Octagonal-shaped houses had their heyday for one decade just before the Civil War, and many examples survive in parts of Ohio, Pennsylvania and New York as well as in a few other states.

Why an octagon?

A self-styled architect and builder of the day, Orson Fowler, wrote a book in 1853 called "A Home for All," in which he theorized on solar energy and argued that a house should be heated through many windows in walls that always receive the rays of the sun. Further, he said, a house can be easily cooled by allowing the heated air to escape near the roof as the fresh breeze sweeps into the house through the windows.

The book launched an octagonal craze, even though a few eight-sided buildings had been built many years before. Many people began to build homes, barns, churches and schools according to the suggestions of Orson Fowler.

The fad lasted less than 10 years; the money panic of 1857 brought a halt to numerous builders' dreams and resources. Some octagons continued to be built, however. The structures that still are standing today can, for the most part, be considered relics of that time.

In 1973, Folwer's book was republished by Dover Publications Inc. of New York.

Ohio alone has 20 octagon buildings, five of them in Ashtabula County, in northeast corner of the state.

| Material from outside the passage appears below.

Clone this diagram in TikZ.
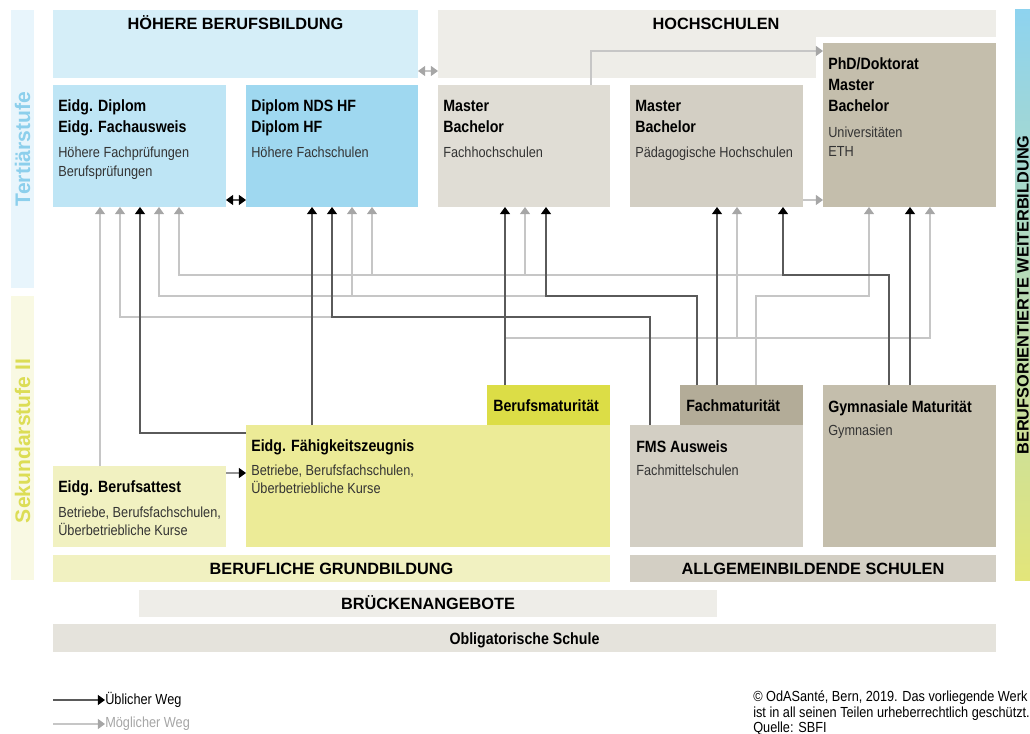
\documentclass[tikz,border=0pt]{standalone}
\usepackage{fontspec}
\setmainfont{Liberation Sans}
\newfontfamily\narrowsans[FakeStretch=0.87]{Liberation Sans}
\usetikzlibrary{arrows.meta,calc,fit}

\definecolor{tertstrip}{HTML}{E8F5FC}
\definecolor{terttext}{HTML}{8CCFEC}
\definecolor{sekstrip}{HTML}{F9F9E3}
\definecolor{sektext}{HTML}{DCDD55}
\definecolor{hbbfill}{HTML}{D5EEF8}
\definecolor{hsfill}{HTML}{EEEDE8}
\definecolor{diplfill}{HTML}{BEE5F5}
\definecolor{hffill}{HTML}{9FD8F0}
\definecolor{fhfill}{HTML}{E0DDD5}
\definecolor{phfill}{HTML}{D3CFC4}
\definecolor{unifill}{HTML}{C4BEAC}
\definecolor{bmfill}{HTML}{DCDD46}
\definecolor{efzfill}{HTML}{ECEB97}
\definecolor{attfill}{HTML}{F1F1C1}
\definecolor{fmfill}{HTML}{B3AC98}
\definecolor{oblfill}{HTML}{E5E3DC}
\definecolor{wbtop}{HTML}{8ED3EF}
\definecolor{wbmid}{HTML}{BADFB4}
\definecolor{wbbottom}{HTML}{E3E57A}
\definecolor{subtext}{HTML}{333333}
\definecolor{usualline}{HTML}{5A5A5A}
\definecolor{maybeline}{HTML}{C6C6C6}
\definecolor{greytip}{HTML}{A6A6A6}

\tikzset{
  area/.style={inner sep=0pt, outer sep=0pt, draw=none},
  ttl/.style={anchor=base west, inner sep=0pt, text=black,
    font=\narrowsans\bfseries\fontsize{11.6}{14}\selectfont},
  sub/.style={anchor=base west, inner sep=0pt, text=subtext,
    font=\narrowsans\fontsize{10.4}{12}\selectfont},
  head/.style={anchor=base, inner sep=0pt, font=\bfseries\fontsize{11.6}{14}\selectfont},
  side/.style={rotate=90, inner sep=0pt, font=\bfseries\fontsize{15}{18}\selectfont},
  usualtip/.tip={Triangle[width=7pt,length=5pt,color=black]},
  maybetip/.tip={Triangle[width=7pt,length=5pt,color=greytip]},
  usual/.style={draw=usualline, line width=1pt, -usualtip},
  maybe/.style={draw=maybeline, line width=1pt, -maybetip},
  usualboth/.style={draw=usualline, line width=1pt, usualtip-usualtip},
  maybeboth/.style={draw=maybeline, line width=1pt, maybetip-maybetip},
}

\begin{document}
\begin{tikzpicture}[x=0.025cm, y=-0.025cm]
  \useasboundingbox (0,0) rectangle (1030,734);
  \clip (0,0) rectangle (1030,734);

  %%% stages at the sides
  \node[area, fill=tertstrip, fit={(11,10) (34,288)}] (tert) {};
  \node[side, text=terttext] at (tert.center) {Tertiärstufe};
  \node[area, fill=sekstrip, fit={(11,296) (34,580)}] (sek) {};
  \node[side, text=sektext] at ($(sek.center)+(0,3)$) {Sekundarstufe II};
  \shade[top color=wbtop, middle color=wbmid, bottom color=wbbottom] (1015,10) rectangle (1040,580);
  \node[head, rotate=90, anchor=north] (wb) at (1017,295) {BERUFSORIENTIERTE WEITERBILDUNG};

  %%% tertiary level
  \node[area, fill=hbbfill, fit={(53,10) (418,78)}] (hbb) {};
  \node[head] at ($(hbb.north)+(0,19.5)$) {HÖHERE BERUFSBILDUNG};
  \node[area, fill=hsfill, fit={(438,10) (816,78)}] (hs) {};
  \fill[hsfill] (815,10) rectangle (996,37);
  \node[head] at ($(hs.north west)+(278,19.5)$) {HOCHSCHULEN};

  \node[area, fill=diplfill, fit={(53,85) (226,207)}] (dipl) {};
  \node[ttl] at ($(dipl.north west)+(5,27)$) {Eidg. Diplom};
  \node[ttl] at ($(dipl.north west)+(5,48)$) {Eidg. Fachausweis};
  \node[sub] at ($(dipl.north west)+(5,73)$) {Höhere Fachprüfungen};
  \node[sub] at ($(dipl.north west)+(5,92)$) {Berufsprüfungen};

  \node[area, fill=hffill, fit={(246,85) (418,207)}] (hf) {};
  \node[ttl] at ($(hf.north west)+(5,27)$) {Diplom NDS HF};
  \node[ttl] at ($(hf.north west)+(5,48)$) {Diplom HF};
  \node[sub] at ($(hf.north west)+(5,73)$) {Höhere Fachschulen};

  \node[area, fill=fhfill, fit={(438,85) (610,207)}] (fh) {};
  \node[ttl] at ($(fh.north west)+(5,27)$) {Master};
  \node[ttl] at ($(fh.north west)+(5,48)$) {Bachelor};
  \node[sub] at ($(fh.north west)+(5,73)$) {Fachhochschulen};

  \node[area, fill=phfill, fit={(630,85) (803,207)}] (ph) {};
  \node[ttl] at ($(ph.north west)+(5,27)$) {Master};
  \node[ttl] at ($(ph.north west)+(5,48)$) {Bachelor};
  \node[sub] at ($(ph.north west)+(5,73)$) {Pädagogische Hochschulen};

  \node[area, fill=unifill, fit={(823,43) (996,207)}] (uni) {};
  \node[ttl] at ($(uni.north west)+(5,27)$) {PhD/Doktorat};
  \node[ttl] at ($(uni.north west)+(5,48)$) {Master};
  \node[ttl] at ($(uni.north west)+(5,69)$) {Bachelor};
  \node[sub] at ($(uni.north west)+(5,95)$) {Universitäten};
  \node[sub] at ($(uni.north west)+(5,114)$) {ETH};

  %%% secondary level II
  \node[area, fill=bmfill, fit={(487,385) (610,425)}] (bm) {};
  \node[ttl] at ($(bm.north west)+(6,26)$) {Berufsmaturität};
  \node[area, fill=efzfill, fit={(246,425) (610,547)}] (efz) {};
  \node[ttl] at ($(efz.north west)+(5,26)$) {Eidg. Fähigkeitszeugnis};
  \node[sub] at ($(efz.north west)+(5,50)$) {Betriebe, Berufsfachschulen,};
  \node[sub] at ($(efz.north west)+(5,68)$) {Überbetriebliche Kurse};

  \node[area, fill=attfill, fit={(53,466) (226,547)}] (att) {};
  \node[ttl] at ($(att.north west)+(5,26)$) {Eidg. Berufsattest};
  \node[sub] at ($(att.north west)+(5,51)$) {Betriebe, Berufsfachschulen,};
  \node[sub] at ($(att.north west)+(5,69)$) {Überbetriebliche Kurse};

  \node[area, fill=phfill, fit={(630,425) (803,547)}] (fms) {};
  \node[ttl] at ($(fms.north west)+(6,27)$) {FMS Ausweis};
  \node[sub] at ($(fms.north west)+(6,50)$) {Fachmittelschulen};
  \node[area, fill=fmfill, fit={(680,385) (803,425)}] (fm) {};
  \node[ttl] at ($(fm.north west)+(6,26)$) {Fachmaturität};

  \node[area, fill=unifill, fit={(823,385) (996,547)}] (gym) {};
  \node[ttl] at ($(gym.north west)+(5,27)$) {Gymnasiale Maturität};
  \node[sub] at ($(gym.north west)+(5,50)$) {Gymnasien};

  \node[area, fill=attfill, fit={(53,555) (610,582)}] (bgb) {};
  \node[head] at ($(bgb.center)+(0,5.5)$) {BERUFLICHE GRUNDBILDUNG};
  \node[area, fill=phfill, fit={(630,555) (996,582)}] (abs) {};
  \node[head] at ($(abs.center)+(0,5.5)$) {ALLGEMEINBILDENDE SCHULEN};
  \node[area, fill=hsfill, fit={(139,590) (717,617)}] (bra) {};
  \node[head] at ($(bra.center)+(0,5.5)$) {BRÜCKENANGEBOTE};
  \node[area, fill=oblfill, fit={(53,624) (996,652)}] (obl) {};
  \node[ttl, anchor=base] at ($(obl.center)+(0,6)$) {Obligatorische Schule};

  %%% possible ways (grey) first
  \draw[maybe] ($(att.north west)+(47,0)$) -- ($(dipl.south west)+(47,0)$);
  \draw[maybe] ($(ph.south west)+(153,68)$) -| ($(dipl.south west)+(126,0)$);
  \draw[maybe] ($(hf.south west)+(126,68)$) -- ($(hf.south west)+(126,0)$);
  \draw[maybe] ($(fh.south west)+(87,68)$) -- ($(fh.south west)+(87,0)$);
  \draw[maybe] ($(fh.south west)+(108,89)$) -| ($(dipl.south west)+(106,0)$);
  \draw[maybe] ($(hf.south west)+(106,89)$) -- ($(hf.south west)+(106,0)$);
  \draw[maybe] ($(hf.south west)+(86,110)$) -| ($(dipl.south west)+(67,0)$);
  \draw[maybe] ($(bm.north west)+(18,-47)$) -| ($(uni.south west)+(107,0)$);
  \draw[maybe] ($(ph.south west)+(107,131)$) -- ($(ph.south west)+(107,0)$);
  \draw[maybe] ($(fm.north west)+(76,0)$) |- ($(uni.south west)+(46,89)$) -- ($(uni.south west)+(46,0)$);
  \draw[maybe] ($(fh.north west)+(153,0)$) |- ($(uni.north west)+(0,8)$);
  \draw[maybe] ($(ph.south east)+(0,-7)$) -- ($(uni.south west)+(0,-7)$);
  \draw[maybeboth] ($(hbb.south east)+(0,-7)$) -- ($(hs.south west)+(0,-7)$);

  %%% usual ways (black)
  \draw[usual] ($(efz.north west)+(0,8)$) -| ($(dipl.south west)+(87,0)$);
  \draw[usual] ($(efz.north west)+(66,0)$) -- ($(hf.south west)+(66,0)$);
  \draw[usual] ($(att.north east)+(0,7)$) -- ($(efz.north west)+(0,48)$);
  \draw[usual] ($(bm.north west)+(18,0)$) -- ($(fh.south west)+(67,0)$);
  \draw[usual] ($(fms.north west)+(20,0)$) |- ($(hf.south west)+(86,110)$) -- ($(hf.south west)+(86,0)$);
  \draw[usual] ($(fm.north west)+(17,0)$) |- ($(fh.south west)+(108,89)$) -- ($(fh.south west)+(108,0)$);
  \draw[usual] ($(fm.north west)+(37,0)$) -- ($(ph.south west)+(87,0)$);
  \draw[usual] ($(gym.north west)+(66,0)$) |- ($(ph.south west)+(153,68)$) -- ($(ph.south west)+(153,0)$);
  \draw[usual] ($(gym.north west)+(87,0)$) -- ($(uni.south west)+(87,0)$);
  \draw[usualboth] ($(dipl.south east)+(0,-7)$) -- ($(hf.south west)+(0,-7)$);

  %%% legend and source
  \coordinate (uwstart) at (53,700);
  \node[sub, anchor=west, text=black] (uwtxt) at (105,700) {Üblicher Weg};
  \draw[usual] (uwstart) -- (uwtxt.west);
  \coordinate (mwstart) at (53,724);
  \node[sub, anchor=west, text=greytip] (mwtxt) at (105,724) {Möglicher Weg};
  \draw[maybe] (mwstart) -- (mwtxt.west);

  \node[sub, text=black] (src1) at (753,701.5) {© OdASanté, Bern, 2019. Das vorliegende Werk};
  \node[sub, text=black] (src2) at (753,717.5) {ist in all seinen Teilen urheberrechtlich geschützt.};
  \node[sub, text=black] (src3) at (753,732.5) {Quelle: SBFI};
\end{tikzpicture}
\end{document}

Conneaut, Ohio, a city of 15,000, boasts of two such houses, plus an octagonal barn. The Cummins Cannery built the first octagon in 1863, 10 years after the Fowler book, and the building had many owners over the years. At one time it housed a bicycle repair business, and another time it was a two-family dwelling.

In 1955, Mr. and Mrs. Carmen Zeppettella bought the big house and began to modernize the interior. The result is a 15-room house designed for contemporary living even while retaining the flavor of its historic past.

A third generation of the W.C. Kaiser family still occupies a 10-room, red-brick octagon in Conneaut that was built in 1860.

The octagon barns were built on the Lue B. Turner farm in Conneaut in the 1870s, While only one remains today, it is a splendid example of the barns of yesteryear.